(click on image to enlarge)
I must confess I hesitate to deal with the recent paper "Analysis of Proposed Programs to Mitigate Price Volatility in the U.S. Dairy Industry" by Charles F. Nicholson and Mark W. Stephenson which was just released.
My problem begins in the first paragraph:
Volatility of prices and incomes has been an issue of importance for the U.S. dairy industry since the early 1990s. Much of this volatility appears to arise in the dairy supply chain, particularly the production sector, consistent with observed patterns of behavior for other commodities (both agricultural and non-‐agricultural).
If you look at the above graph (fig 5 from the report)there is no evidence of volatility in the production sector. The report states, "It is apparent that the major segment of growth in U.S. milk supply is coming from dairy herds who are moving into a larger herd size category and the 740 herds in the largest herd size category (2000+ Head in year 2009) now account for more than 31 percent of the total milk supply." Then the authors state, "The cost structure of farms in the different herd size categories is quite different as is the responsiveness to price signals." which is to say large operations cannot respond to price signals.
If 31% of the milk supply cannot put on the brakes, why send the "price signal"?
Occam's razor (http://en.wikipedia.org/wiki/Occam's_razor) says, ""the simplest explanation is usually the correct one". When competing hypotheses are equal in other respects, the principle recommends selection of the hypothesis that introduces the fewest assumptions and postulates the fewest entities while still sufficiently answering the question." The rational thing to do is to eliminate those who cannot respond - to wit those over 1999 head.
They do not suggest this solution nor am I suggesting keeping all operations below 1999 head.

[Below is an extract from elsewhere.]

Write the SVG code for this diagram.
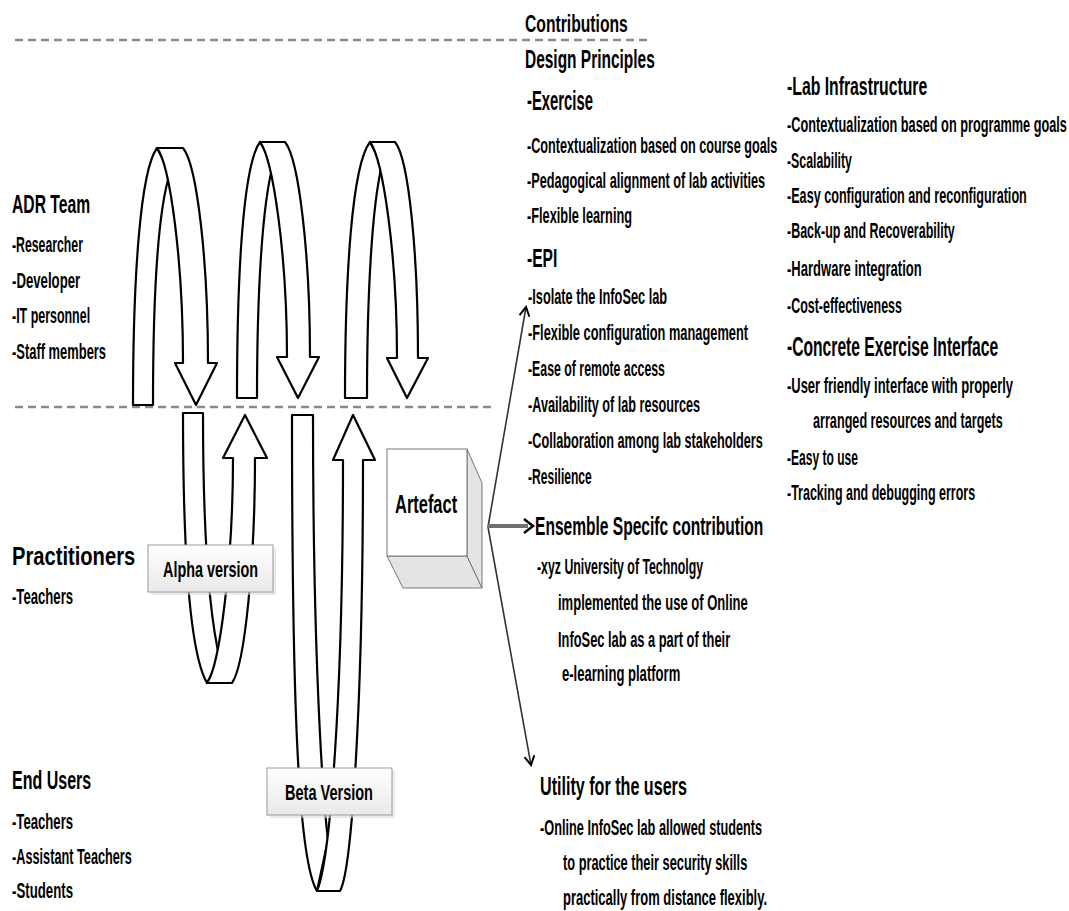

Obviously, though, the idea should be on the table for discussion.
The paper concludes:
Milk price volatility has clearly become a significant problem for the dairy industry since the 1990s, although the underlying causes of volatility continue to be debated. Some observers have hypothesized that without an active Dairy Product Price Support Program dairy manufacturers will simply not hold enough commercial stocks of product to buffer supply and demand imbalances. Others have suggested that it is our emergence into world trade in dairy products that has been a cause of the price swings. Still others have suggested that it is simply a faulty price discovery mechanism in the Federal Milk Marketing Order system. But some dairy producers have also suggested that volatility results from rational responses to profitability incentives in the absence of coordinated expansion decisions.
Pretty much a "tea leaf" reading.
The is no mention of the CME relative to volatility. At the very least there should be some mention of the correlation of price and production - none. In California where most of the production gains originated, the correlation between price and production for the last 20 years is minus .13.